## START Exercise material

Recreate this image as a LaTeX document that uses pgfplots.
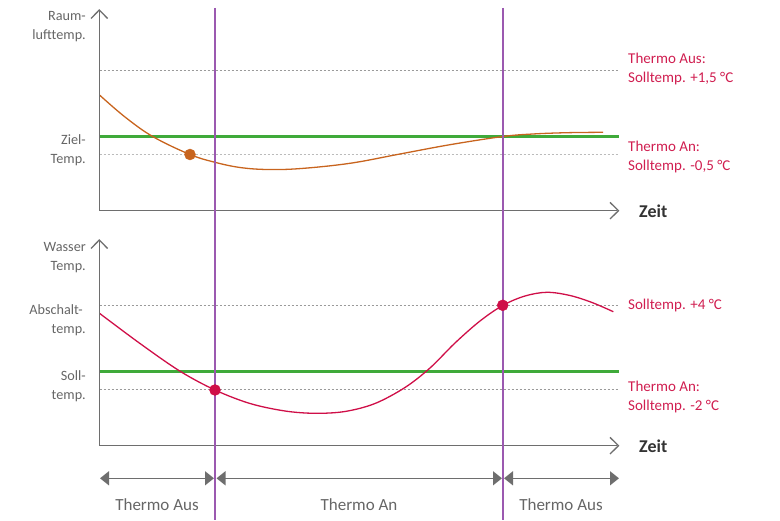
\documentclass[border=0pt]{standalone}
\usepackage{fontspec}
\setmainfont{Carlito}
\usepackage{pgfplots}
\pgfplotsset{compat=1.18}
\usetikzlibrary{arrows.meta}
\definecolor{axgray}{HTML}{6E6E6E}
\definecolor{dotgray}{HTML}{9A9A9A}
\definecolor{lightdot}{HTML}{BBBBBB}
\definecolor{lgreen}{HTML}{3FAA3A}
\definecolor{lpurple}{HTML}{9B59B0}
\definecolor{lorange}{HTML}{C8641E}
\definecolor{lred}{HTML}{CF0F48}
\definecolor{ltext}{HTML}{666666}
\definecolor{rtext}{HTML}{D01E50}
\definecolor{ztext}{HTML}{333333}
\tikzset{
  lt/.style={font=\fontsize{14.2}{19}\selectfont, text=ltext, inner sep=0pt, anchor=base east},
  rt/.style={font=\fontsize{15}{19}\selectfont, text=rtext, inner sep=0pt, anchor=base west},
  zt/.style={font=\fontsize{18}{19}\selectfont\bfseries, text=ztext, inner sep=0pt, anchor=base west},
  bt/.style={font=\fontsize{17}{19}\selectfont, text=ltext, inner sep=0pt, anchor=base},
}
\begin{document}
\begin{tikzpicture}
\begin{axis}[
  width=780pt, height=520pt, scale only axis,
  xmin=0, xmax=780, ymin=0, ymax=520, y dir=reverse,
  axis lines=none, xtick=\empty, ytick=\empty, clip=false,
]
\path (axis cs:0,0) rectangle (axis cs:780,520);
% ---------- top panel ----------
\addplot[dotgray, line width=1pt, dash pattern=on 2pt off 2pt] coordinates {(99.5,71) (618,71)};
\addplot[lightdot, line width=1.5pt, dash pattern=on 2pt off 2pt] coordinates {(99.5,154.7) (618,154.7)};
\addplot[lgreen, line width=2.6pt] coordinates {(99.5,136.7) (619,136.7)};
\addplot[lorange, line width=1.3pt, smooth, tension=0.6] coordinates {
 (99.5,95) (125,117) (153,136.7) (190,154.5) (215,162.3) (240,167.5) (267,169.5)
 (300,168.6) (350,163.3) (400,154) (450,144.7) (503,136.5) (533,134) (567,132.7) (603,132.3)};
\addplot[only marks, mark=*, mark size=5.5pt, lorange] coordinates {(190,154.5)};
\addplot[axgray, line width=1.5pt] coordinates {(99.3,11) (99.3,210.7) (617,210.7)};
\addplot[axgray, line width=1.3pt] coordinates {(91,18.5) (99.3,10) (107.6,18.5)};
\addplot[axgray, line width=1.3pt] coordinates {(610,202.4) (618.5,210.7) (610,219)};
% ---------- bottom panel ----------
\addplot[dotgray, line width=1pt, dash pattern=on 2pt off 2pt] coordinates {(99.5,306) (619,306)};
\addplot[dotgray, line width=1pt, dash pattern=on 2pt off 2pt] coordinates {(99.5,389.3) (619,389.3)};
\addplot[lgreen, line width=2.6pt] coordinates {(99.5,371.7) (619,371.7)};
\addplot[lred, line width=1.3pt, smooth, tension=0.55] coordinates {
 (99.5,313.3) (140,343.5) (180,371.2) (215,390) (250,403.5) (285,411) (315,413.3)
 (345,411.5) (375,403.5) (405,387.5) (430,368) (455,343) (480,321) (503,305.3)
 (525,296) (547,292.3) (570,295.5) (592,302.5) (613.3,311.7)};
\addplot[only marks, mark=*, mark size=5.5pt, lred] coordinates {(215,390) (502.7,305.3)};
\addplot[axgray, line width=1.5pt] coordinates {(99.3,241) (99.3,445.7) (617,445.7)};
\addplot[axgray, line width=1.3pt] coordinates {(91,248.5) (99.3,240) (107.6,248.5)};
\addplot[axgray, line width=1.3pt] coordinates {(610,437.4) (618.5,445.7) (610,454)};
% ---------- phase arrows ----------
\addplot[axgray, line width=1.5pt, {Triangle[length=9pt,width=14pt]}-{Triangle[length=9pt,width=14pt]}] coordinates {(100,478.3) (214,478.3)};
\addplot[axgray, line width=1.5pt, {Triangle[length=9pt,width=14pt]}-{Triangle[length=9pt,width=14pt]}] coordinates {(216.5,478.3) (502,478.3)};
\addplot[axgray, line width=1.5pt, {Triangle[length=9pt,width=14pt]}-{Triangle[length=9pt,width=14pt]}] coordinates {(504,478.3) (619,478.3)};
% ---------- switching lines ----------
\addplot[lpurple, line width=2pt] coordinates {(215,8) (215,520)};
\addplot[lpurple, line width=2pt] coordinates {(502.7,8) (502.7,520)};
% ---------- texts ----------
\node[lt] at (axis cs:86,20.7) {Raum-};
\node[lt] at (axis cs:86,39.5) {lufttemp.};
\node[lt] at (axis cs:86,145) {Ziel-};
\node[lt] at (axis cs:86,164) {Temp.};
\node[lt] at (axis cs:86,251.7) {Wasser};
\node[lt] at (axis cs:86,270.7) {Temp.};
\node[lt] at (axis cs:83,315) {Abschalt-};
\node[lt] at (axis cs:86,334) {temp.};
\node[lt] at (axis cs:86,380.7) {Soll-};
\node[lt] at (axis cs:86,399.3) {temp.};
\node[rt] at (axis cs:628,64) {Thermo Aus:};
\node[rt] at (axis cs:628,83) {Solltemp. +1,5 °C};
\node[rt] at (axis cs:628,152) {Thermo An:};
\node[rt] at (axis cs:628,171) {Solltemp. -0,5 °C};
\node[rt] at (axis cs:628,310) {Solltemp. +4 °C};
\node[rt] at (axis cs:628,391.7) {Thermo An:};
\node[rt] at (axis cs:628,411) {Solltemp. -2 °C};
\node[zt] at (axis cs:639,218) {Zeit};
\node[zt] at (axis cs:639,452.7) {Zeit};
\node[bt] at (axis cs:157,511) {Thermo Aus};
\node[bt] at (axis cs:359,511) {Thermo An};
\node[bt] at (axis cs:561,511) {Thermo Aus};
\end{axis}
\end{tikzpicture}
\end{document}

## END Exercise material
## START Exercise material

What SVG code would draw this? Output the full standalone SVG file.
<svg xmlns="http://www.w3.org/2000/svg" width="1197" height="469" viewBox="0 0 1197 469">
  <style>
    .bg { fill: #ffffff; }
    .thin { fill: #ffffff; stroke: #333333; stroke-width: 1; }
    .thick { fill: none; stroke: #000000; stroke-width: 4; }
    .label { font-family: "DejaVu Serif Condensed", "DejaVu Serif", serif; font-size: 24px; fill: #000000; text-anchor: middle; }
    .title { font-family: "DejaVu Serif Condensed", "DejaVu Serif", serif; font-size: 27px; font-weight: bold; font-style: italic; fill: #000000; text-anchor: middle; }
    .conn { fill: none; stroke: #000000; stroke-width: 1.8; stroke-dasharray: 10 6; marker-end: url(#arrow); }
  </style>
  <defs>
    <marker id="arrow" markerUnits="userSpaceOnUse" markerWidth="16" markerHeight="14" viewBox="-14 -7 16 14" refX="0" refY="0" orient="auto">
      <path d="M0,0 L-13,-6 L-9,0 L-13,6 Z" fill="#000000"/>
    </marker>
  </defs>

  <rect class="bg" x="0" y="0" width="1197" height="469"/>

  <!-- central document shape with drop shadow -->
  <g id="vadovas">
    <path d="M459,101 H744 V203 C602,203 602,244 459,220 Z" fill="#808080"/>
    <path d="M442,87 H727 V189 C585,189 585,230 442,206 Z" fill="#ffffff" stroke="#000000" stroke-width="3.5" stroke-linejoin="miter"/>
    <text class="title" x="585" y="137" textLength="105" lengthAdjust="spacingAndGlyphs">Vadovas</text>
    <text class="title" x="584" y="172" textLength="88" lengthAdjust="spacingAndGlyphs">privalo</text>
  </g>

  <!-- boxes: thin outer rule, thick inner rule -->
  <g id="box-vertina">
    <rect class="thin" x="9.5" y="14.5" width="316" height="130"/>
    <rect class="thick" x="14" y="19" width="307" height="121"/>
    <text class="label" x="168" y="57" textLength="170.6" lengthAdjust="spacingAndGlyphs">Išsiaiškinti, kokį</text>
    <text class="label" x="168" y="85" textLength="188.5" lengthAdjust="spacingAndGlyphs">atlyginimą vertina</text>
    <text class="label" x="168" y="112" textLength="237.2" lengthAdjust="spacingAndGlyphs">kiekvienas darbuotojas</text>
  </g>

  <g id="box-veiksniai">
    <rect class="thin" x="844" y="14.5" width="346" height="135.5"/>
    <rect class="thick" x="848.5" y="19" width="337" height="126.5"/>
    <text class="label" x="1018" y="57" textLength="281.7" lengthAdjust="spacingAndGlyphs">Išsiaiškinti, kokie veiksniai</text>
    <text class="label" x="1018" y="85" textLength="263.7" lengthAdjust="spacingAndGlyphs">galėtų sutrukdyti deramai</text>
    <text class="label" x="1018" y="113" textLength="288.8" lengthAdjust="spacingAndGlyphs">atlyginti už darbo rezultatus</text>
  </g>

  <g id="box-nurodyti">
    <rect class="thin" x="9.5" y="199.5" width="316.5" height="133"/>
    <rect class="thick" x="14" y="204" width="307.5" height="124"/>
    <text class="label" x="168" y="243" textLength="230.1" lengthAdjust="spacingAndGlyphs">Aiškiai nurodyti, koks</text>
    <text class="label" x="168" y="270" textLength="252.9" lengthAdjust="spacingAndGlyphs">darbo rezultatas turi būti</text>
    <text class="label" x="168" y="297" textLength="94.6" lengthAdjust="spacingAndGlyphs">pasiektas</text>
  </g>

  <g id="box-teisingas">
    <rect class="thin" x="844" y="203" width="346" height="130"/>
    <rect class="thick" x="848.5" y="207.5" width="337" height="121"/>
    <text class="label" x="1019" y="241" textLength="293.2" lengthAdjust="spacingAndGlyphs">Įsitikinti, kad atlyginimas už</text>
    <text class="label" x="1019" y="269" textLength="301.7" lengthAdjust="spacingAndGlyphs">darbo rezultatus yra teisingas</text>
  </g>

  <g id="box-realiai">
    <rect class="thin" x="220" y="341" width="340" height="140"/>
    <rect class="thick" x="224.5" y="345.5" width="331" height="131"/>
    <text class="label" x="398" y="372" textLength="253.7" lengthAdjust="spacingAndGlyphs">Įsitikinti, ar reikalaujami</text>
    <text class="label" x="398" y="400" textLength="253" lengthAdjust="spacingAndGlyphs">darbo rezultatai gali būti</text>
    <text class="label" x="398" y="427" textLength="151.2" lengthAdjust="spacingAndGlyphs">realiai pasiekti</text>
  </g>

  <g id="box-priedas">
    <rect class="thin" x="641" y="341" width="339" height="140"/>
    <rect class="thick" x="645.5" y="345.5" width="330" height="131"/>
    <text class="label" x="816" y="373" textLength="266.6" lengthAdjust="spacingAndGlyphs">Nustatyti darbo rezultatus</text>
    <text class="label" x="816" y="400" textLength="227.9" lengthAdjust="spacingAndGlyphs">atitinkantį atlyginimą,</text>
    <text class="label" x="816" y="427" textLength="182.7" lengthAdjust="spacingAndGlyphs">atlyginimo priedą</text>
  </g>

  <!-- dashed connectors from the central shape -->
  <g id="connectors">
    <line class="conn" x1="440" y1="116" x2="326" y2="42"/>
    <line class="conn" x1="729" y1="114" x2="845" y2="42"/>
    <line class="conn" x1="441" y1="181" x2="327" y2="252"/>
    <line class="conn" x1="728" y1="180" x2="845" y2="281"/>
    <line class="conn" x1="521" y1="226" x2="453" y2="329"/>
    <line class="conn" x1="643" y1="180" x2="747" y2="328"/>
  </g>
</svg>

## END Exercise material

Written request:
In the records above, locate the lines holding the word "this". Copy each of them.

Problem solution:
Recreate this image as a LaTeX document that uses pgfplots.
What SVG code would draw this? Output the full standalone SVG file.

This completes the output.